Q. In the cotton-picking season, don’t the women and children make good wages? – A. Yes, sir; that is the time of their best wages. A child can pick out as much as a man, almost, and they make more in cotton-picking time, than any other time. That is the reason that a good many of them won’t hire only until fall. They work until the crop is laid up, and then depend on making double wages during the picking season.
Q. Do you know of any complaints as to injustice being done them in the courts? – A. I have heard some of them grumble about not getting justice in some cases; but I have heard both sides to that. One says that they didn’t do right, and the other say that it was right, and backwards and forwards in that way.
Q. Is there no complaint that there is a difference made in the courts between whites and blacks? – A. I have heard of it. I have heard some of them say they didn’t get justice because they were black men.
Q. You do not know of any case that was so? – A. No, sir; I only heard that the colored people, as a general thing, was oftener in the courts for larceny than the white people.
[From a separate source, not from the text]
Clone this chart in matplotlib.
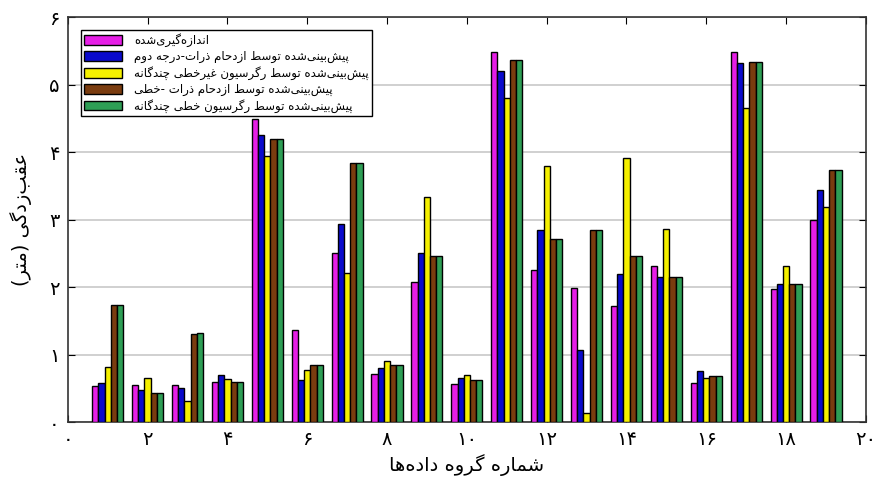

Q. That makes a difference and causes more of them to be in the penitentiary? – A. Yes, sir.
Q. Because more of them commit these little crimes? – A. Yes, sir; I think they think they are not dealt justly by, and then sometimes they slip into the penitentiary before they know it, not being enlightened to know the law. But, I think, in my neighborhood, they try and take care of themselves.
Q. When a colored man has an established character for integrity and honesty, don’t he stand the same chance of getting justice as the white man? – A. I think he does in my town; I don’t go there myself about the courts, and I only hear about it after the courts are done.
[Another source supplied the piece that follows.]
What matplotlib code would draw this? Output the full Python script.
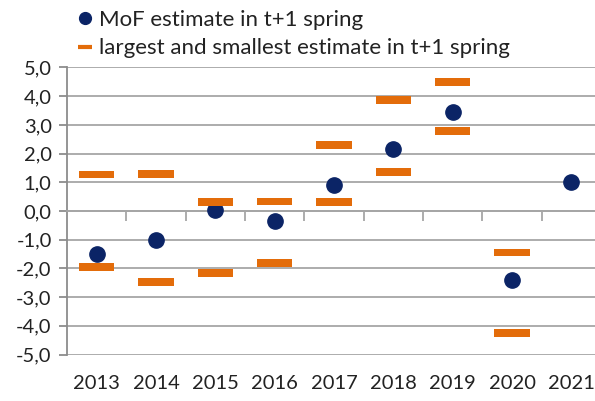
import numpy as np
import matplotlib.pyplot as plt
from matplotlib.lines import Line2D

plt.rcParams['font.family'] = ['Lato', 'DejaVu Sans']

years = ['2013', '2014', '2015', '2016', '2017', '2018', '2019', '2020', '2021']
mof_estimate = [-1.5, -1.0, 0.05, -0.35, 0.9, 2.15, 3.45, -2.4, 1.0]
largest = [1.27, 1.29, 0.32, 0.33, 2.3, 3.87, 4.5, -1.45, np.nan]
smallest = [-1.94, -2.47, -2.15, -1.8, 0.32, 1.35, 2.8, -4.25, np.nan]
yticks = [-5, -4, -3, -2, -1, 0, 1, 2, 3, 4, 5]
ytick_labels = ['-5,0', '-4,0', '-3,0', '-2,0', '-1,0', '0,0', '1,0', '2,0', '3,0', '4,0', '5,0']

navy = '#0b2466'
orange = '#e36c0a'
grid_c = '#a6a6a6'

fig = plt.figure(figsize=(5.95, 4.01), dpi=100)
ax = fig.add_axes([67 / 595, 1 - 354.5 / 401, 534 / 595, 287 / 401])

x = np.arange(len(years))
ax.set_xlim(-0.5, len(years) - 0.5)
ax.set_ylim(-5, 5)

for y in yticks:
    ax.axhline(y, color=grid_c, lw=1.3, zorder=1)

ax.plot(x, mof_estimate, 'o', color=navy, markersize=11, zorder=3)
bar_h = 0.27
for series in (largest, smallest):
    vals = np.array(series)
    ok = ~np.isnan(vals)
    ax.bar(x[ok], bar_h, bottom=vals[ok] - bar_h / 2, width=0.59, color=orange, zorder=4)

ax.spines['top'].set_visible(False)
ax.spines['right'].set_visible(False)
ax.spines['left'].set_color('#8c8c8c')
ax.spines['left'].set_linewidth(1.3)
ax.spines['bottom'].set_position(('data', 0))
ax.spines['bottom'].set_color(grid_c)
ax.spines['bottom'].set_linewidth(1.3)

ax.set_yticks(yticks)
ax.set_yticklabels(ytick_labels, fontsize=14.5, color='#222222')
ax.tick_params(axis='y', length=6, width=1.3, color='#8c8c8c', pad=5)

ax.set_xticks(np.arange(len(years) - 1) + 0.5)
ax.set_xticklabels([])
ax.tick_params(axis='x', length=7, width=1.3, color=grid_c, direction='out')

for xi, lab in zip(x, years):
    ax.text(xi, -0.1, lab, transform=ax.get_xaxis_transform(), ha='center', va='center',
            fontsize=14.5, color='#222222')

handles = [Line2D([], [], marker='o', color=navy, linestyle='none', markersize=8.5),
           Line2D([], [], color=orange, lw=3, solid_capstyle='butt')]
fig.legend(handles, ['MoF estimate in t+1 spring', 'largest and smallest estimate in t+1 spring'],
           loc='upper left', bbox_to_anchor=(0.098, 1.025), frameon=False, fontsize=16,
           handlelength=0.6, handletextpad=0.35, labelspacing=0.38, labelcolor='#222222')

fig.savefig('out.png', dpi=100)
By Senator WINDOM [William Windom, Republican-Minnesota]:
Q. You spoke of some complaints; are they general among the colored people? – A. I have heard them complain a good deal after the courts were over for a while. I have heard them say that in such a such case that was tried that they didn’t think they got justice because it was a colored person.
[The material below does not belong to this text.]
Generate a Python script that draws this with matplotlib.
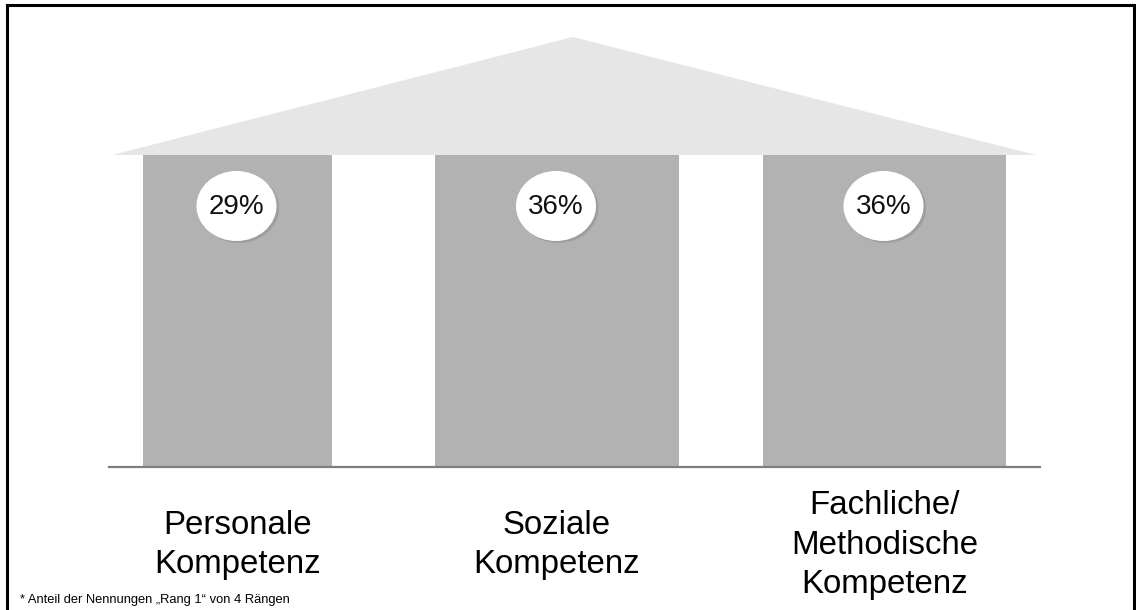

Q. Did they think it was an injustice to them because of their color? – A. Yes, sir; on account of their color. But then you know, in many times, they may be mistaken.
Q. There is an impression that they didn’t get even-handed justice? – A. That is the talk among them. I would not know, probably, if I was to see it.
Q. Have you heard anything in the way of complaints about the tenants law? – A. Yes, sir, a little; but not enough to tell.
Q. Is your county Republican or Democratic? – A. It is Democratic, and always has been. They have got a majority there.
Q. How far do you live from Goldsborough? – A. It is about twenty-four miles from Wilson to Goldsborough.
Q. About how many people have gone from your county? – A. I do not know, sir; really I could not tell. But there are a good many gone right out of that town.
Q. You say you have heard of some political troubles in the Wilson County? – A. Yes, sir; but not serious. They were just little differences between individual men.
Q. Did you hear any of them given as a reason for this emigration? – A. No, sir; but some of them says they wanted to go where they could get better wages.
Q. You said you heard of no disturbance in your locality, but there were some in Wilson? – A. Yes, sir; but it was mostly from whisky. It would be where they were drinking, and they would have a drunken fight. There was no Democrats or no Republicans in it.
——
Wilson Advance, 6 February 1880.
In the 1870 census of Taylors township, Wilson County: 43 year-old farmer Hilliard Ellis, wife Feribee, and children Caroline, William, George, Emily, Hilliard, Mary Ann and Warren. In 1880, still in Taylors: Hilliard Ellis, wife Fereby, and children Hilliard Jr., Mary A., Warren, Phillis and Milby.
Senate Report 693, 2nd Session, 46th Congress. Proceedings of the Select Committee of the United States Senate to Investigate the Causes of the Removal of the Negroes from the Southern States to the Northern States. [Sessions held Washington, beginning Tuesday, March 9, 1880] U.S. Congressional Serial Set.